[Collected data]
»»

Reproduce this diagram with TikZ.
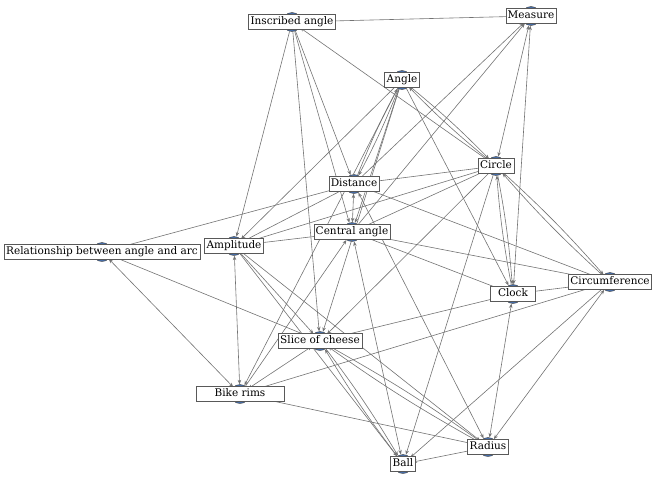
\documentclass[tikz,border=0pt]{standalone}
\usepackage{fontspec}
\setmainfont{DejaVu Serif}
\usetikzlibrary{arrows.meta}
\definecolor{dotblue}{RGB}{70,110,170}
\definecolor{wire}{RGB}{115,115,115}
\tikzset{
  dot/.style={circle, draw=black!75, fill=dotblue, minimum size=19pt, inner sep=0pt},
  lbl/.style={draw=black!65, fill=white, font=\fontsize{10.5}{12}\selectfont,
              inner xsep=2pt, inner ysep=2pt, text height=8pt, text depth=2.5pt},
  link/.style={-{Stealth[length=4.5pt,width=3.5pt]}, wire, line width=0.6pt},
  both/.style={{Stealth[length=4.5pt,width=3.5pt]}-{Stealth[length=4.5pt,width=3.5pt]},
               wire, line width=0.6pt},
  tie/.style={wire, line width=0.6pt}
}

\begin{document}
\begin{tikzpicture}[x=1pt, y=-1pt]
    \useasboundingbox (0,0) rectangle (663,482);
    % points
    \foreach \n/\x/\y in {ins/292/22, mea/531/16, ang/402/80, cir/496/166, dis/354/184,
                          cen/352/232, amp/234/246, rel/102/252, clo/513/294, cfc/610/282,
                          sli/320/341, bik/240/394, bal/403/464, rad/488/447}
      \node[dot] (\n) at (\x,\y) {};
    % one-way links
    \foreach \a/\b in {cir/ins, ins/amp, ins/sli, ins/cen, ins/dis, dis/mea, cen/mea,
                       ang/clo, ang/amp, ang/cen, ang/bik, ang/sli, cir/amp, cir/bal,
                       cir/sli, cir/cen, dis/amp, rel/dis, amp/bal, amp/rad, dis/cfc,
                       cen/clo, cen/cfc, bik/cen, sli/clo, bik/cfc, cfc/bal, bik/rad,
                       rad/bal, amp/sli}
      \draw[link] (\a) -- (\b);
    % two-way links
    \foreach \a/\b in {mea/cir, mea/clo, amp/bik, rel/sli, rel/bik, dis/cen, dis/rad,
                       cen/bal, clo/rad, cfc/rad, bik/sli}
      \draw[both] (\a) -- (\b);
    % doubled links
    \foreach \a/\b in {ang/cir, ang/dis, cir/clo, cir/cfc, sli/bal, sli/rad}
      {\draw[link] (\a) to[bend left=3] (\b);
       \draw[link] (\b) to[bend left=3] (\a);}
    % plain
    \draw[tie] (ins) -- (mea);
    \draw[tie] (cir) -- (dis);
    \draw[tie] (amp) -- (cen);
    \draw[tie] (clo) -- (cfc);
    % labels
    \foreach \n/\t in {ins/Inscribed angle, mea/Measure, ang/Angle, cir/Circle,
                       dis/Distance, cen/Central angle, amp/Amplitude,
                       rel/Relationship between angle and arc, cfc/Circumference,
                       sli/Slice of cheese, bal/Ball, rad/Radius}
      \node[lbl] (\n-l) at ([yshift=0.5pt]\n) {\t};
    \node[lbl, minimum width=45pt] (clo-l) at ([yshift=0.5pt]clo) {Clock};
    \node[lbl, minimum width=88pt] (bik-l) at ([yshift=0.5pt]bik) {Bike rims};
\end{tikzpicture}
\end{document}
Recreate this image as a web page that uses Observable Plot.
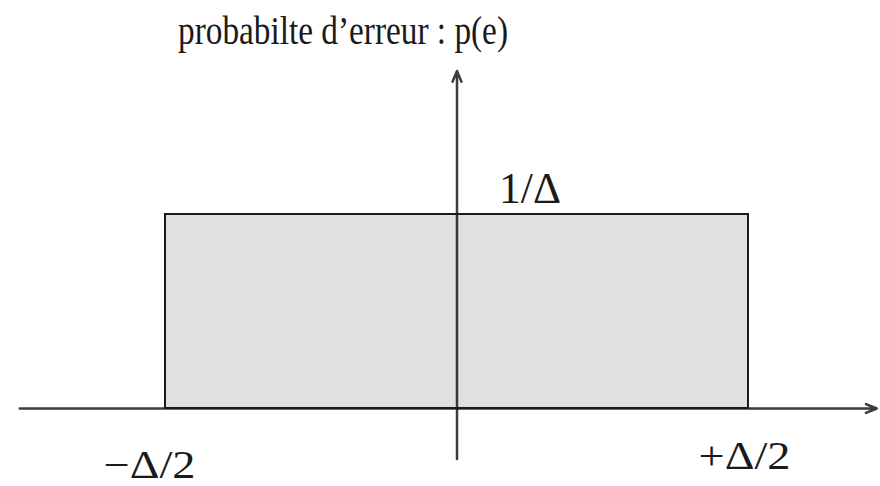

««

### Task prompt
Strip the images and reproduce the remaining records precisely.

### Solved problem
Reproduce this diagram with TikZ.
\documentclass[tikz,border=0pt]{standalone}
\usepackage{fontspec}
\setmainfont{DejaVu Serif}
\usetikzlibrary{arrows.meta}
\definecolor{dotblue}{RGB}{70,110,170}
\definecolor{wire}{RGB}{115,115,115}
\tikzset{
  dot/.style={circle, draw=black!75, fill=dotblue, minimum size=19pt, inner sep=0pt},
  lbl/.style={draw=black!65, fill=white, font=\fontsize{10.5}{12}\selectfont,
              inner xsep=2pt, inner ysep=2pt, text height=8pt, text depth=2.5pt},
  link/.style={-{Stealth[length=4.5pt,width=3.5pt]}, wire, line width=0.6pt},
  both/.style={{Stealth[length=4.5pt,width=3.5pt]}-{Stealth[length=4.5pt,width=3.5pt]},
               wire, line width=0.6pt},
  tie/.style={wire, line width=0.6pt}
}

\begin{document}
\begin{tikzpicture}[x=1pt, y=-1pt]
    \useasboundingbox (0,0) rectangle (663,482);
    % points
    \foreach \n/\x/\y in {ins/292/22, mea/531/16, ang/402/80, cir/496/166, dis/354/184,
                          cen/352/232, amp/234/246, rel/102/252, clo/513/294, cfc/610/282,
                          sli/320/341, bik/240/394, bal/403/464, rad/488/447}
      \node[dot] (\n) at (\x,\y) {};
    % one-way links
    \foreach \a/\b in {cir/ins, ins/amp, ins/sli, ins/cen, ins/dis, dis/mea, cen/mea,
                       ang/clo, ang/amp, ang/cen, ang/bik, ang/sli, cir/amp, cir/bal,
                       cir/sli, cir/cen, dis/amp, rel/dis, amp/bal, amp/rad, dis/cfc,
                       cen/clo, cen/cfc, bik/cen, sli/clo, bik/cfc, cfc/bal, bik/rad,
                       rad/bal, amp/sli}
      \draw[link] (\a) -- (\b);
    % two-way links
    \foreach \a/\b in {mea/cir, mea/clo, amp/bik, rel/sli, rel/bik, dis/cen, dis/rad,
                       cen/bal, clo/rad, cfc/rad, bik/sli}
      \draw[both] (\a) -- (\b);
    % doubled links
    \foreach \a/\b in {ang/cir, ang/dis, cir/clo, cir/cfc, sli/bal, sli/rad}
      {\draw[link] (\a) to[bend left=3] (\b);
       \draw[link] (\b) to[bend left=3] (\a);}
    % plain
    \draw[tie] (ins) -- (mea);
    \draw[tie] (cir) -- (dis);
    \draw[tie] (amp) -- (cen);
    \draw[tie] (clo) -- (cfc);
    % labels
    \foreach \n/\t in {ins/Inscribed angle, mea/Measure, ang/Angle, cir/Circle,
                       dis/Distance, cen/Central angle, amp/Amplitude,
                       rel/Relationship between angle and arc, cfc/Circumference,
                       sli/Slice of cheese, bal/Ball, rad/Radius}
      \node[lbl] (\n-l) at ([yshift=0.5pt]\n) {\t};
    \node[lbl, minimum width=45pt] (clo-l) at ([yshift=0.5pt]clo) {Clock};
    \node[lbl, minimum width=88pt] (bik-l) at ([yshift=0.5pt]bik) {Bike rims};
\end{tikzpicture}
\end{document}
Recreate this image as a web page that uses Observable Plot.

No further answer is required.